I've been in the pits recently, overly busy, grouchy and bored. Things are so bad, I just caught myself watching an online cat video. It was Ninja Cat (with haunting music), but still. Enough is enough.
It's time to read something that kicks boredom to the curb. Here are a couple of books that worked this magic for me and a couple I'm reading now. If you're bored and fed up with your usual fare, maybe one of these will work for you too.
Lee Child's Jack Reacher is a 6'5", 230-pounder with blue eyes and dirty blond hair. This rootless ex-Army MP travels around the country with no cellphone or planned destination and only the clothes on his back. When he needs an outfit change, he buys something and throws the old ones away. Sleep happens wherever he lies down. From time to time, his Army past drags him back into action. For all his toughness and cynicism, Reacher knows what's what and how to use his head. In Personal (Delacorte, 2014), Reacher spots an old Army Times personal ad addressed to him by a man he owes a favor. Almost before Reacher knows it, he's on the hunt for a sniper so skilled only a few in the world are possible suspects. One of the possibilities is a man fresh out of prison who swore vengeance when Reacher put him there 16 years ago. Could he be the one who took the unsuccessful shot at the president of France?
The attempted assassination target and the race to capture a sniper are nods to Frederick Forsyth's 1971 classic, Day of the Jackal, and if you haven't read that thriller and seen the movie, do it. With another nod, this time to James Bond-creator Ian Fleming, whose Bond girls always have ridiculous names, Reacher's potential love interest and work colleague is named Casey Nice. Nice and Reacher (I almost said "Easy") are off to Paris and then London, where they rendezvous with their British counterparts and meet people who aren't Nice. (I can't be expected to pass up the chance to say that.) It's not one of the best Reacher books I've read but any Reacher is better than no Reacher.
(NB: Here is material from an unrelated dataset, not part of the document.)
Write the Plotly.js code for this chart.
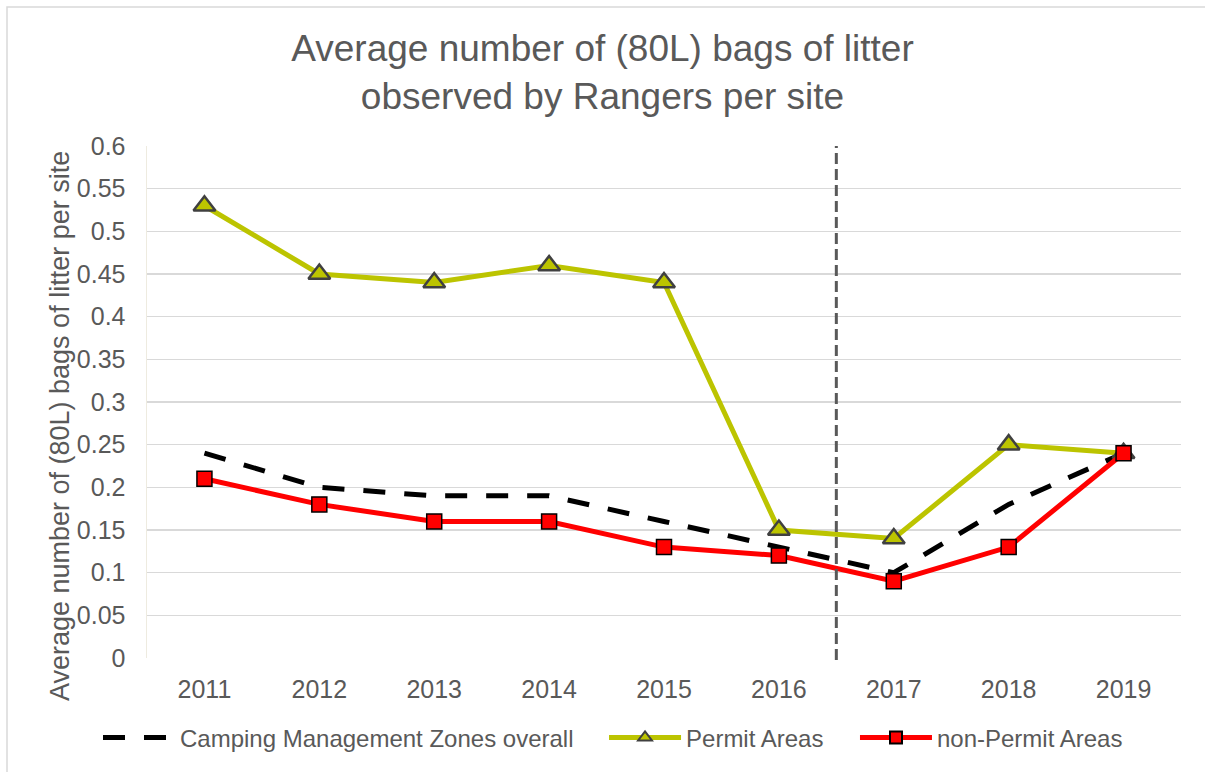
<!DOCTYPE html>
<html>
<head>
<meta charset="utf-8">
<script src="https://cdn.plot.ly/plotly-3.0.1.min.js"></script>
<style>html,body{margin:0;padding:0;background:#fff;}#chart{width:1205px;height:772px;}</style>
</head>
<body>
<div id="chart"></div>
<script>
const years = ['2011','2012','2013','2014','2015','2016','2017','2018','2019'];
const overall = [0.24, 0.20, 0.19, 0.19, 0.16, 0.13, 0.10, 0.18, 0.24];
const permit = [0.53, 0.45, 0.44, 0.46, 0.44, 0.15, 0.14, 0.25, 0.24];
const nonPermit = [0.21, 0.18, 0.16, 0.16, 0.13, 0.12, 0.09, 0.13, 0.24];
const yTicks = [0, 0.05, 0.1, 0.15, 0.2, 0.25, 0.3, 0.35, 0.4, 0.45, 0.5, 0.55, 0.6];
const yTickLabels = ['0','0.05','0.1','0.15','0.2','0.25','0.3','0.35','0.4','0.45','0.5','0.55','0.6'];
const changeBetween = ['2016', '2017'];

const font = 'Liberation Sans, Arial, sans-serif';
const txt = '#595959';

const traces = [
  {x: years, y: overall, name: 'Camping Management Zones overall', type: 'scatter', mode: 'lines',
   legend: 'legend',
   line: {color: '#000000', width: 5, dash: '22px,19px'}},
  {x: years, y: permit, name: 'Permit Areas', type: 'scatter', mode: 'lines+markers',
   legend: 'legend2',
   line: {color: '#bcc400', width: 5},
   marker: {symbol: 'triangle-up', size: 19, color: '#bcc400', line: {color: '#404040', width: 2.5}}},
  {x: years, y: nonPermit, name: 'non-Permit Areas', type: 'scatter', mode: 'lines+markers',
   legend: 'legend3',
   line: {color: '#ff0000', width: 5},
   marker: {symbol: 'square', size: 15, color: '#ff0000', line: {color: '#000000', width: 1.5}}}
];

const xLine = (years.indexOf(changeBetween[0]) + years.indexOf(changeBetween[1])) / 2;

const legBase = {orientation: 'h', xanchor: 'left', y: -0.156, yanchor: 'middle',
  font: {family: font, size: 24, color: txt}, itemwidth: 72, itemsizing: 'constant', bgcolor: 'rgba(0,0,0,0)'};

const layout = {
  width: 1205, height: 772,
  margin: {l: 147, r: 24, t: 146, b: 114},
  paper_bgcolor: '#ffffff', plot_bgcolor: '#ffffff',
  font: {family: font, color: txt, size: 24},
  title: {text: 'Average number of (80L) bags of litter<br>observed by Rangers per site',
          font: {family: font, size: 37, color: txt}, x: 0.5, xanchor: 'center', y: 0.921, yanchor: 'middle'},
  showlegend: true,
  legend: Object.assign({}, legBase, {x: -0.0474}),
  legend2: Object.assign({}, legBase, {x: 0.442}),
  legend3: Object.assign({}, legBase, {x: 0.6847}),
  xaxis: {type: 'category', categoryarray: years, range: [-0.5, years.length - 0.5],
          showgrid: false, zeroline: false, showline: false, ticks: '',
          tickfont: {family: font, size: 25, color: txt}, ticklabelstandoff: 14, fixedrange: true},
  yaxis: {range: [0, 0.6], tickvals: yTicks, ticktext: yTickLabels,
          showgrid: true, gridcolor: '#d9d9d9', gridwidth: 1.5, zeroline: false,
          showline: true, linecolor: '#eeebe0', linewidth: 1.5, ticks: '',
          tickfont: {family: font, size: 25, color: txt}, ticklabelstandoff: 15,
          fixedrange: true},
  annotations: [
    {text: 'Average number of (80L) bags of litter per site', xref: 'paper', yref: 'paper',
     x: -0.0841, y: 0.453, xanchor: 'center', yanchor: 'middle', textangle: -90, showarrow: false,
     font: {family: font, size: 27, color: txt}}
  ],
  shapes: [
    {type: 'line', xref: 'x', yref: 'paper', x0: xLine, x1: xLine, y0: -0.004, y1: 1,
     line: {color: '#595959', width: 3, dash: '11px,5px'}},
    {type: 'rect', xref: 'paper', yref: 'paper', x0: -0.1354, x1: 1.06, y0: -0.25, y1: 1.2715,
     line: {color: '#d9d9d9', width: 1.5}, layer: 'below'}
  ]
};

Plotly.newPlot('chart', traces, layout, {displayModeBar: false, staticPlot: true});
</script>
</body>
</html>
Any day of the week, a lot of kids would consider Annette Vess a cool mom. She was a storyteller extraordinaire, especially about how she lost one of her two missing fingers––a mean woman got lucky with a knife in a South American jail. Sometimes "Uncle" Paul would appear and Annette, a spy and single mother, would leave for weeks. Three years after her death, her adult children, Dee and Simon, still find their mother mysterious, but there's no doubt Annette loved them and they loved her. As Jamie Mason's Monday's Lie (Gallery Books, February 2015) opens, Dee is following a blue sedan. We follow Dee back and forth in time as she explores growing up with her mother's spycraft games, her close relationship with her brother, Simon, a cop, and a marriage to a conventional man Dee thought was the antidote to her very unconventional childhood.
This is a book I liked, despite some overly elaborate writing, because at its heart is the great relationship between a spy and her two kids. Although Monday's Lie doesn't provoke the anxiety or provide the macabre humor of Mason's first book, Three Graves Full, there are enough twists and turns and the wonderful legacy Annette left to Dee and Simon to make me happy.
Here are two books I'm reading now. The first, Adam Roberts's Jack Glass: The Story of a Murderer, won the British Science Fiction Award for Best Novel a few years ago. It's billed by the publisher, Gollancz, as Golden Age sci-fi meets Golden Age crime. There are three interconnected stories: a prison breakout, a locked-room mystery and a whodunit. It's set far in the future when humankind populates the solar system. The very wealthy occupy Earth while the very poor (the sumpolloi) are housed in orbiting shantytown bubbles. Roberts's writing is witty and sly. We know the narrator, Jack Glass, is a murderer from the beginning but the reasons for his merciless nature are only gradually revealing themselves after the opening: "This narrative, which I hereby doctorwatson for your benefit, o reader, concerns the greatest mystery of our time."
Imagine yourself shuffling along when a hole to another universe opens suddenly in front of you. I don't know about you, but I would be just as likely to run screaming the other way as I would be to step in. I do, however, love portals and wormholes in fiction. (Think Roger Zelazny's A Night in the Lonesome October). Coldbrook (Titan, 2014), sci-fi/horror by Tim Lebbon, is nothing like that quirky and comic Victorian Age gothic, but I was caught at its beginning: "Six hours after forging a pathway from his own reality to another, Jonah Jones closed his eyes to dream." Dream, schream, it's a nightmare for Jonah and the world. The human-like figure that steps out of that hole at Coldbrook, a secret lab in the Appalachians, is not exactly human, after all, and the lab's workers are soon infected. They and I are headed for a tension- and terror-filled apocalypse. Hard to be bored when that happens.